What pay frequency works best for your business and your employees? To choose the right schedule, consider employee satisfaction, legal compliance and your own cash flow. Also think about time commitment and money in terms of the number of payrolls you run each month. Let’s look at how each pay frequency works:
- Weekly — Employees are paid every week, so there are 52 pay periods every year. Businesses with independent contractors and freelance workers who are paid hourly will like this frequency. It’s also a great option for paying workers who work overtime.
- Employees tend to like getting paid sooner — especially if they are non-permanent workers with irregular work schedules.
- Weekly pay periods are easier for overtime payments; allowing payments to remain uncalculated or unpaid for longer periods can lead to a more difficult budget process.

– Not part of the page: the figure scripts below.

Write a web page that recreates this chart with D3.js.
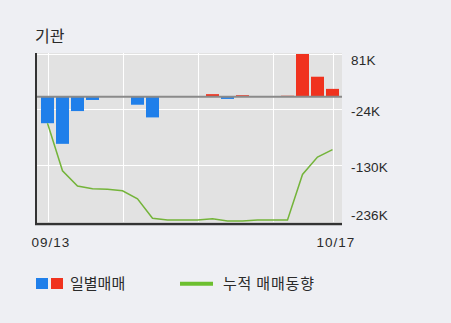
<!DOCTYPE html>
<html><head><meta charset="utf-8">
<script src="https://cdn.jsdelivr.net/npm/d3@7"></script>
<style>
html,body{margin:0;padding:0;background:#eeeff3;}
svg{display:block;}
text{font-family:"Liberation Sans",Arial,"Noto Sans CJK KR",sans-serif;fill:#2a2a2a;}
.kr{font-family:"Noto Sans CJK KR","Liberation Sans",sans-serif;}
</style></head>
<body>
<script>
// Data (values in thousands of shares)
const dates = ["09/13","09/14","09/17","09/18","09/19","09/20","09/21","09/27","09/28","10/01",
               "10/02","10/04","10/05","10/08","10/10","10/11","10/12","10/15","10/16","10/17"];
const daily = [-50,-89,-27,-6,0,0,-15,-39,0,0,0,5,-4,3,0,0,2,81,38,15];
const cumulative = [-50,-140,-169,-174,-175,-178,-193,-230,-233,-233,-233,-231,-235,-235,-233,-233,-233,-147,-114,-100];
const yTicks = [81,-24,-130,-236];
const xLabels = ["09/13","10/17"];
const gridIdx = [0,5,10,15,19];

const W=451,H=323;
const L=36,R=342,T=53,B=223;
const svg=d3.select("body").append("svg").attr("width",W).attr("height",H);

const x=d3.scaleBand().domain(d3.range(dates.length)).range([40,340]).paddingInner(2/15).paddingOuter(1/15);
const y=d3.scaleLinear().domain([-236,81]).range([221.5,54]);

// plot background
svg.append("rect").attr("x",L).attr("y",T).attr("width",R-L).attr("height",B-T).attr("fill","#e2e2e2");

// gridlines
svg.selectAll(".hg").data(yTicks).enter().append("line")
  .attr("x1",L).attr("x2",R).attr("y1",d=>Math.round(y(d))+0.5).attr("y2",d=>Math.round(y(d))+0.5)
  .attr("stroke","#ffffff").attr("stroke-width",1);
svg.selectAll(".vg").data(gridIdx).enter().append("line")
  .attr("x1",d=>Math.round(x(d)+x.bandwidth()/2)+0.5).attr("x2",d=>Math.round(x(d)+x.bandwidth()/2)+0.5)
  .attr("y1",T).attr("y2",B).attr("stroke","#ffffff").attr("stroke-width",1);

// bars
svg.selectAll(".bar").data(daily.map((v,i)=>({v,i})).filter(d=>d.v!==0)).enter().append("rect")
  .attr("x",d=>x(d.i)).attr("width",x.bandwidth())
  .attr("y",d=>y(Math.max(0,d.v))).attr("height",d=>Math.abs(y(d.v)-y(0)))
  .attr("fill",d=>d.v>0?"#f0321e":"#1f7fea");

// zero line
svg.append("line").attr("x1",L).attr("x2",R).attr("y1",y(0)).attr("y2",y(0))
  .attr("stroke","#8a8a8a").attr("stroke-width",2);

// cumulative line
const line=d3.line().x((d,i)=>x(i)+x.bandwidth()/2).y(d=>y(d));
svg.append("path").datum(cumulative).attr("d",line).attr("fill","none")
  .attr("stroke","#74b43a").attr("stroke-width",1.5);

// axes
svg.append("line").attr("x1",L).attr("x2",L).attr("y1",T).attr("y2",B+2).attr("stroke","#333").attr("stroke-width",2);
svg.append("line").attr("x1",L-1).attr("x2",R).attr("y1",B+1).attr("y2",B+1).attr("stroke","#333").attr("stroke-width",2.5);

// y tick labels
svg.selectAll(".yl").data(yTicks).enter().append("text")
  .attr("x",351).attr("y",d=>Math.max(60,Math.min(215,y(d)+2)))
  .attr("dy","0.36em").attr("font-size",13.5).attr("letter-spacing","0.2")
  .text(d=>d+"K");

// x labels
const xLabIdx=[0,dates.length-1];
svg.selectAll(".xl").data(xLabels).enter().append("text")
  .attr("x",(d,k)=>x(xLabIdx[k])+x.bandwidth()/2+3.5).attr("y",242)
  .attr("dy","0.36em").attr("text-anchor","middle").attr("font-size",13.5).attr("letter-spacing","1")
  .text(d=>d);

// title
svg.append("text").attr("class","kr").attr("x",35).attr("y",36).attr("dy","0.36em")
  .attr("font-size",16).text("기관");

// legend
svg.append("rect").attr("x",36).attr("y",278).attr("width",12).attr("height",11).attr("fill","#1f7fea");
svg.append("rect").attr("x",51).attr("y",278).attr("width",12).attr("height",11).attr("fill","#f0321e");
svg.append("text").attr("class","kr").attr("x",70).attr("y",283.5).attr("dy","0.36em").attr("font-size",15).text("일별매매");
svg.append("line").attr("x1",180).attr("x2",213).attr("y1",283.7).attr("y2",283.7).attr("stroke","#6cbf2f").attr("stroke-width",4);
svg.append("text").attr("class","kr").attr("x",223).attr("y",283.5).attr("dy","0.36em").attr("font-size",15).attr("letter-spacing","0.8").text("누적 매매동향");
</script>
</body></html>
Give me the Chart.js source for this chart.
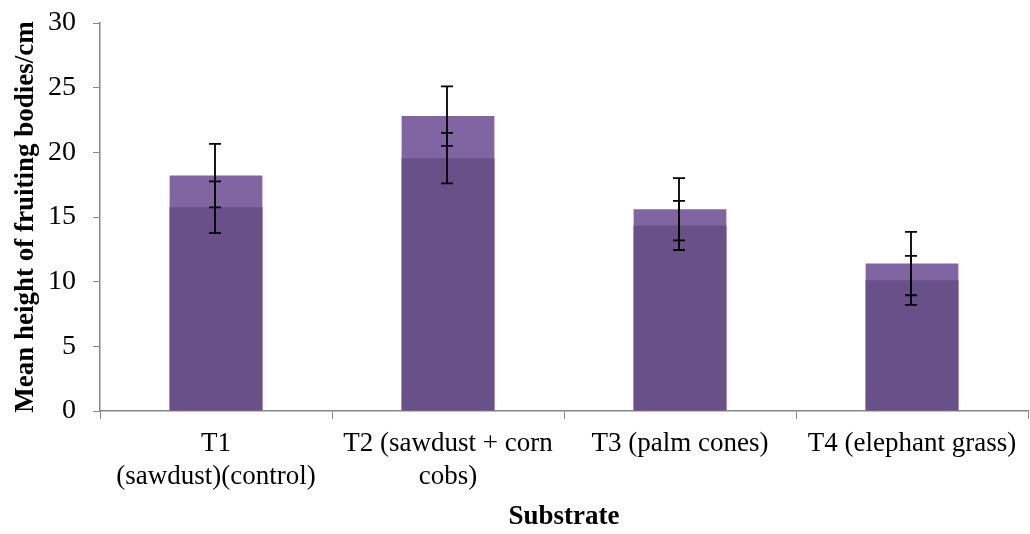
<!DOCTYPE html>
<html>
<head>
<meta charset="utf-8">
<script src="https://cdn.jsdelivr.net/npm/chart.js@4/dist/chart.umd.min.js"></script>
<style>
  html, body { margin: 0; padding: 0; background: #fff; }
  #wrap { width: 1030px; height: 534px; }
</style>
</head>
<body>
<div id="wrap"><canvas id="chart"></canvas></div>
<script>
// data
const categories = [
  ['T1', '(sawdust)(control)'],
  ['T2 (sawdust + corn', 'cobs)'],
  'T3 (palm cones)',
  'T4 (elephant grass)'
];
const seriesLight = [18.2, 22.8, 15.6, 11.4];
const errLight = [2.45, 2.3, 2.4, 2.45];
const seriesDark = [15.75, 19.55, 14.35, 10.1];
const errDark = [2.0, 1.95, 1.9, 1.9];
const yTicks = [0, 5, 10, 15, 20, 25, 30];

const axisGrey = '#868686';
const serif = "'Liberation Serif', 'Times New Roman', serif";

// error bars drawn through the chart scales
const errorBars = {
  id: 'errorBars',
  afterDatasetsDraw(chart) {
    const ctx = chart.ctx;
    const y = chart.scales.y;
    ctx.save();
    ctx.strokeStyle = '#000';
    ctx.lineWidth = 1.8;
    chart.data.datasets.forEach((ds, i) => {
      const meta = chart.getDatasetMeta(i);
      meta.data.forEach((bar, j) => {
        const v = ds.data[j];
        const e = ds.errors[j];
        const top = y.getPixelForValue(v + e);
        const bot = y.getPixelForValue(v - e);
        const x = Math.round(bar.x) - 1;
        ctx.beginPath();
        ctx.moveTo(x, top);
        ctx.lineTo(x, bot);
        ctx.moveTo(x - 6, top);
        ctx.lineTo(x + 6, top);
        ctx.moveTo(x - 6, bot);
        ctx.lineTo(x + 6, bot);
        ctx.stroke();
      });
    });
    ctx.restore();
  }
};

new Chart(document.getElementById('chart'), {
  type: 'bar',
  data: {
    labels: categories,
    datasets: [
      {
        label: 'dark',
        data: seriesDark,
        errors: errDark,
        backgroundColor: '#6a5089',
        order: 0
      },
      {
        label: 'light',
        data: seriesLight,
        errors: errLight,
        backgroundColor: '#8165a2',
        order: 1
      }
    ]
  },
  options: {
    responsive: true,
    maintainAspectRatio: false,
    animation: false,
    grouped: false,
    categoryPercentage: 1,
    barPercentage: 0.4,
    layout: { padding: { top: 23, right: 2, left: 0, bottom: 0 } },
    plugins: {
      legend: { display: false },
      tooltip: { enabled: false }
    },
    scales: {
      x: {
        offset: true,
        grid: {
          offset: true,
          drawOnChartArea: false,
          drawTicks: true,
          tickLength: 8,
          color: axisGrey
        },
        border: { color: axisGrey, width: 1.5 },
        ticks: {
          color: '#000',
          font: { family: serif, size: 27, lineHeight: 1.2 },
          padding: 9,
          maxRotation: 0,
          autoSkip: false
        },
        title: {
          display: true,
          text: 'Substrate',
          color: '#000',
          font: { family: serif, size: 27, weight: 'bold', lineHeight: 1.2 },
          padding: { top: 4, bottom: 1 }
        },
        afterFit(scale) {
          scale.height = 123;
          scale.paddingLeft = 0;
          scale.paddingRight = 0;
        }
      },
      y: {
        min: 0,
        max: 30,
        afterBuildTicks(scale) { scale.ticks = yTicks.map(v => ({ value: v })); },
        grid: {
          drawOnChartArea: false,
          drawTicks: true,
          tickLength: 7,
          color: axisGrey
        },
        border: { color: axisGrey, width: 1.5 },
        ticks: {
          color: '#000',
          font: { family: serif, size: 28 },
          padding: 17
        },
        title: {
          display: true,
          text: 'Mean height of fruiting bodies/cm',
          color: '#000',
          font: { family: serif, size: 27, weight: 'bold', lineHeight: 1.2 },
          padding: { top: 10, bottom: 4 }
        },
        afterFit(scale) {
          scale.width = 100;
          scale.paddingTop = 0;
          scale.paddingBottom = 0;
        }
      }
    }
  },
  plugins: [errorBars]
});
</script>
</body>
</html>
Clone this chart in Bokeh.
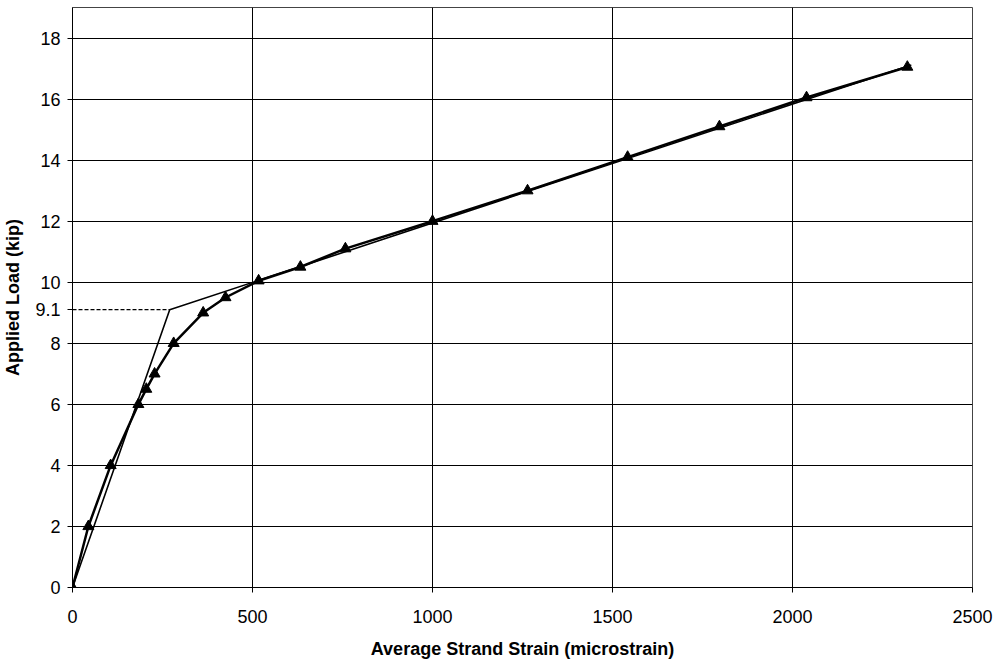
from bokeh.plotting import figure
from bokeh.models import FixedTicker, Range1d
from bokeh.embed import file_html
from bokeh.resources import INLINE

# measured data (average strand strain, applied load)
strain = [0, 44, 106, 183, 205, 228, 281, 363, 425, 517, 633, 758, 1000, 1264, 1542, 1797, 2039, 2319]
load = [0, 2.0, 4.0, 6.0, 6.5, 7.0, 8.0, 9.0, 9.5, 10.05, 10.5, 11.1, 12.0, 13.0, 14.1, 15.1, 16.05, 17.05]

# bilinear idealization
bi_strain = [0, 270, 2330]
bi_load = [0, 9.1, 17.12]

# yield marker
yield_strain = [0, 270]
yield_load = [9.1, 9.1]

x_ticks = [0, 500, 1000, 1500, 2000, 2500]
y_ticks = [0, 2, 4, 6, 8, 10, 12, 14, 16, 18]
y_extra_tick = 9.1

FONT = "Liberation Sans"

p = figure(width=993, height=665, output_backend="svg", toolbar_location=None,
           x_range=Range1d(0, 2500), y_range=Range1d(0, 19),
           min_border_left=72, min_border_right=21, min_border_top=7, min_border_bottom=78)
p.background_fill_color = "white"
p.border_fill_color = "white"
p.outline_line_color = "#444444"
p.outline_line_width = 1

p.xaxis.ticker = FixedTicker(ticks=x_ticks)
p.yaxis.ticker = FixedTicker(ticks=y_ticks + [y_extra_tick])
p.xgrid.ticker = FixedTicker(ticks=x_ticks)
p.ygrid.ticker = FixedTicker(ticks=y_ticks)
p.xgrid.grid_line_color = "black"
p.ygrid.grid_line_color = "black"
p.xgrid.grid_line_width = 1
p.ygrid.grid_line_width = 1
p.xgrid.grid_line_alpha = 1
p.ygrid.grid_line_alpha = 1

for ax in (p.xaxis, p.yaxis):
    ax.axis_line_color = "black"
    ax.axis_line_width = 1
    ax.major_tick_line_color = "black"
    ax.major_tick_out = 5
    ax.major_tick_in = 0
    ax.minor_tick_line_color = None
    ax.major_label_text_font = FONT
    ax.major_label_text_font_size = "18px"
    ax.major_label_text_color = "black"
    ax.axis_label_text_font = FONT
    ax.axis_label_text_font_size = "18px"
    ax.axis_label_text_font_style = "bold"
    ax.axis_label_text_color = "black"

p.xaxis.axis_label = "Average Strand Strain (microstrain)"
p.yaxis.axis_label = "Applied Load (kip)"
p.xaxis.major_label_standoff = 17
p.xaxis.axis_label_standoff = 13
p.yaxis.major_label_standoff = 7
p.yaxis.axis_label_standoff = 9

p.line(yield_strain, yield_load, line_color="black", line_width=1.2, line_dash="4 2")
p.line(bi_strain, bi_load, line_color="black", line_width=1.6)
p.line(strain, load, line_color="black", line_width=2.5)
p.scatter(strain, load, marker="triangle", size=11, fill_color="black", line_color="black")

open("out.html", "w").write(file_html(p, INLINE))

- You may see weekly payments as too much work — you’ll have to run payroll every week.
- Using a payroll service provider that charges a fee? Weekly payments mean more costs.
- Bi-Weekly — Pay employees every other week, or 26 periods each year.
- This is a less time-consuming option.
- There are fewer costs if you outsource payroll.
- The sooner you can calculate and pay hourly employees, the better for your budgeting.
- But the schedule can make monthly deductions tricky because you’ll have to pay more attention to when to include such deductions as health insurance payments.
- Semi-Monthly — You’ll have 24 pay periods every year. Every month, you’ll make two payments on specific dates, though the days may differ. For instance, if you pay employees on the 15th and the 30th, these dates can fall on any day of the week.
- It’s more employer-friendly than biweekly — it makes monthly budgeting and reporting easier.
- Employees like receiving pay consistently on the same dates every month.
- There are lower time and cost requirements — you will spend less time and money to run a bimonthly/semimonthly payroll.
- Paydays occasionally fall on weekends or holidays, which creates a delay in how fast employees can access payments.
- Monthly — This option includes 12 pay periods, and compared to other schedules it’s most convenient for employers. Often used for salaried workers, it uses up the least resources in terms of time, money and paycheck processing.
- Deductions are easier.
- Payroll processing is simpler.
- This timing is not suitable for hourly workers who may not want to wait a month to receive their pay.
- Many states require employers to pay hourly workers more frequently.
Consider your situation
As you can see, choosing the best payroll schedule for your company depends on several factors:
- If you run payroll by hand, shorter pay frequencies require more payroll runs.
- The only federal requirement is you must keep a consistent pay frequency. But what if you have a legitimate business reason? Make the change permanent, and demonstrate you are not avoiding overtime pay or minimum wage and that you are not unreasonably delaying wages.
- State laws cover payroll rules. Whether you have a majority of salaried, hourly or on-contract workers, all their needs must be considered. Some states have rules regarding paying hourly and contract workers.
- What industry is your business in? Some industries tend to pay weekly while others tend to pay monthly.
You can pay employees more frequently than your state requires. But keep in mind that state laws are subject to change. Other considerations to keep in mind involve having simplified paycheck processing and higher employee satisfaction levels — and choosing the frequency that your own cash flow best supports.